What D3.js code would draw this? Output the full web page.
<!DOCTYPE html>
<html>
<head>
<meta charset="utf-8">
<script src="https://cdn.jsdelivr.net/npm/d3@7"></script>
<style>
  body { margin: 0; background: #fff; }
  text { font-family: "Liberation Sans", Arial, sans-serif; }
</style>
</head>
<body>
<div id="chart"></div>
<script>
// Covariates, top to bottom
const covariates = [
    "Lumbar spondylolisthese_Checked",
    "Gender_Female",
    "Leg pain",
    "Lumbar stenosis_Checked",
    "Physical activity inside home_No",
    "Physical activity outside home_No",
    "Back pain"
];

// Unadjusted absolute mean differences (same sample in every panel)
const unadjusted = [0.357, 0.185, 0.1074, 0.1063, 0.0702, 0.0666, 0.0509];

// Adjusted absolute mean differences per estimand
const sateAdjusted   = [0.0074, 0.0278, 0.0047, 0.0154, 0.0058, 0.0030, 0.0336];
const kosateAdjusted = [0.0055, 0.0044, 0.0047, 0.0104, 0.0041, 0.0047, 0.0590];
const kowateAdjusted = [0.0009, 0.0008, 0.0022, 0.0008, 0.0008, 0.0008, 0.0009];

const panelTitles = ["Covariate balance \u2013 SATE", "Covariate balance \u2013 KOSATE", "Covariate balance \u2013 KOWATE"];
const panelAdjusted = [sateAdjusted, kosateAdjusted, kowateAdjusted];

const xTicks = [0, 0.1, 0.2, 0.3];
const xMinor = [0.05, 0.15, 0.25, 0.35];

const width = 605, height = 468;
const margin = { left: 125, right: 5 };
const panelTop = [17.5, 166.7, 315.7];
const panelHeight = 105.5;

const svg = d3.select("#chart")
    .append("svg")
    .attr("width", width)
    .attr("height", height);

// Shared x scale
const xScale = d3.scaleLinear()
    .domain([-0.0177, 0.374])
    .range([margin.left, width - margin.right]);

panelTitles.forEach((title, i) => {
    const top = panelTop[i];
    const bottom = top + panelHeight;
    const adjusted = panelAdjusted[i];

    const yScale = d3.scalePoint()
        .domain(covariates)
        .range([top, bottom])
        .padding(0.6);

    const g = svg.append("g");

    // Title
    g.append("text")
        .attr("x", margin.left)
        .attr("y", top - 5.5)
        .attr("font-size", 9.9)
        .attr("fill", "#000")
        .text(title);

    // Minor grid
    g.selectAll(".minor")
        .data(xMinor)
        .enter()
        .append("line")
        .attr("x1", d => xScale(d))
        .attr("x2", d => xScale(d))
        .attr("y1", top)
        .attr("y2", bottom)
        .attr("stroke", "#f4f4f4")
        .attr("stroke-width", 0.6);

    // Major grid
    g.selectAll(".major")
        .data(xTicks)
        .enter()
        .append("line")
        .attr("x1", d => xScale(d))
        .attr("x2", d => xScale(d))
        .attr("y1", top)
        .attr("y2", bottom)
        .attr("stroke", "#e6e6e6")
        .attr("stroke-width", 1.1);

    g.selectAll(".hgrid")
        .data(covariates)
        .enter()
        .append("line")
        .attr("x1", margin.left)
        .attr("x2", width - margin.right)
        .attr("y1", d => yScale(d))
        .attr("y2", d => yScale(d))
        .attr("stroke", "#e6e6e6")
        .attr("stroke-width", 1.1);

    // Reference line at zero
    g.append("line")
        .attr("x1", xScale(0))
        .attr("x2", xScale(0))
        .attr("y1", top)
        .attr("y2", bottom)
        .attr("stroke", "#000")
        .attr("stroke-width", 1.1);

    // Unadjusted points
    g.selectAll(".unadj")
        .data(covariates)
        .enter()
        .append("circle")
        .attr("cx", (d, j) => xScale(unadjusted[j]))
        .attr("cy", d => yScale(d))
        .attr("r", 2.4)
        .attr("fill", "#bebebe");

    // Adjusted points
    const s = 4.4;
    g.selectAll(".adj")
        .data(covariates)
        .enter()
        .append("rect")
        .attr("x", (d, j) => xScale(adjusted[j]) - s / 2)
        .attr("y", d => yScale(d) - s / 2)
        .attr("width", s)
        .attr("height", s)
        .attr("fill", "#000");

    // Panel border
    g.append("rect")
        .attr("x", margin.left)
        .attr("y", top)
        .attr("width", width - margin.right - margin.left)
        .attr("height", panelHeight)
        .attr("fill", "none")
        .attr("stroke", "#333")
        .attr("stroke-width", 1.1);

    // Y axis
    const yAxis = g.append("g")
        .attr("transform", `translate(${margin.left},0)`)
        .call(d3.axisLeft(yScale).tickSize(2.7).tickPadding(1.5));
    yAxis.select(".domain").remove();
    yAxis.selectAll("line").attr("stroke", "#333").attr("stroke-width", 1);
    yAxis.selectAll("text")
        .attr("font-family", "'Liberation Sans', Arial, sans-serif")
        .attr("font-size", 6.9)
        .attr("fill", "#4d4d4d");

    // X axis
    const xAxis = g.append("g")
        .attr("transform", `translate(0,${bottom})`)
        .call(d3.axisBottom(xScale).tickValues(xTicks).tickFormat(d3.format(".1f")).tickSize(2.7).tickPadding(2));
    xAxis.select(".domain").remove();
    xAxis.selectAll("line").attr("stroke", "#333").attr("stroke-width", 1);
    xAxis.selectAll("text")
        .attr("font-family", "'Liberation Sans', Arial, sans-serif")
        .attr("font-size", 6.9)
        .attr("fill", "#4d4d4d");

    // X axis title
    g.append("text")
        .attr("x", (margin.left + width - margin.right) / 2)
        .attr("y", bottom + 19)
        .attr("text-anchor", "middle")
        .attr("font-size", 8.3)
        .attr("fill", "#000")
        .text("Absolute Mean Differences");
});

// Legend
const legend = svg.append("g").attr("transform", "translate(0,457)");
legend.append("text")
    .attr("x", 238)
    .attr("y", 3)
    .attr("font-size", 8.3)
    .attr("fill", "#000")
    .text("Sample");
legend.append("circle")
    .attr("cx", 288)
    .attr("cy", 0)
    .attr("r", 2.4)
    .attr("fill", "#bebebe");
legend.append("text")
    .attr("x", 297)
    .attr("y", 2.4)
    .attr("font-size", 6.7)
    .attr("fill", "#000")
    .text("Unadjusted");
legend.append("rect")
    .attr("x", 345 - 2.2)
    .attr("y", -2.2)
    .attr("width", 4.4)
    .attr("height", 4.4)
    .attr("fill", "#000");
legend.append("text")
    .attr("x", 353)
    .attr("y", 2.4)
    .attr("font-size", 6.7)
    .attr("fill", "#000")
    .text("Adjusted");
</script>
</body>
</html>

### Set task
Return the lines above precisely as they appear, beginning at the first line and ending at the line with "width - margin.right]);", and nothing after it.

### Output below
What D3.js code would draw this? Output the full web page.
<!DOCTYPE html>
<html>
<head>
<meta charset="utf-8">
<script src="https://cdn.jsdelivr.net/npm/d3@7"></script>
<style>
  body { margin: 0; background: #fff; }
  text { font-family: "Liberation Sans", Arial, sans-serif; }
</style>
</head>
<body>
<div id="chart"></div>
<script>
// Covariates, top to bottom
const covariates = [
    "Lumbar spondylolisthese_Checked",
    "Gender_Female",
    "Leg pain",
    "Lumbar stenosis_Checked",
    "Physical activity inside home_No",
    "Physical activity outside home_No",
    "Back pain"
];

// Unadjusted absolute mean differences (same sample in every panel)
const unadjusted = [0.357, 0.185, 0.1074, 0.1063, 0.0702, 0.0666, 0.0509];

// Adjusted absolute mean differences per estimand
const sateAdjusted   = [0.0074, 0.0278, 0.0047, 0.0154, 0.0058, 0.0030, 0.0336];
const kosateAdjusted = [0.0055, 0.0044, 0.0047, 0.0104, 0.0041, 0.0047, 0.0590];
const kowateAdjusted = [0.0009, 0.0008, 0.0022, 0.0008, 0.0008, 0.0008, 0.0009];

const panelTitles = ["Covariate balance \u2013 SATE", "Covariate balance \u2013 KOSATE", "Covariate balance \u2013 KOWATE"];
const panelAdjusted = [sateAdjusted, kosateAdjusted, kowateAdjusted];

const xTicks = [0, 0.1, 0.2, 0.3];
const xMinor = [0.05, 0.15, 0.25, 0.35];

const width = 605, height = 468;
const margin = { left: 125, right: 5 };
const panelTop = [17.5, 166.7, 315.7];
const panelHeight = 105.5;

const svg = d3.select("#chart")
    .append("svg")
    .attr("width", width)
    .attr("height", height);

// Shared x scale
const xScale = d3.scaleLinear()
    .domain([-0.0177, 0.374])
    .range([margin.left, width - margin.right]);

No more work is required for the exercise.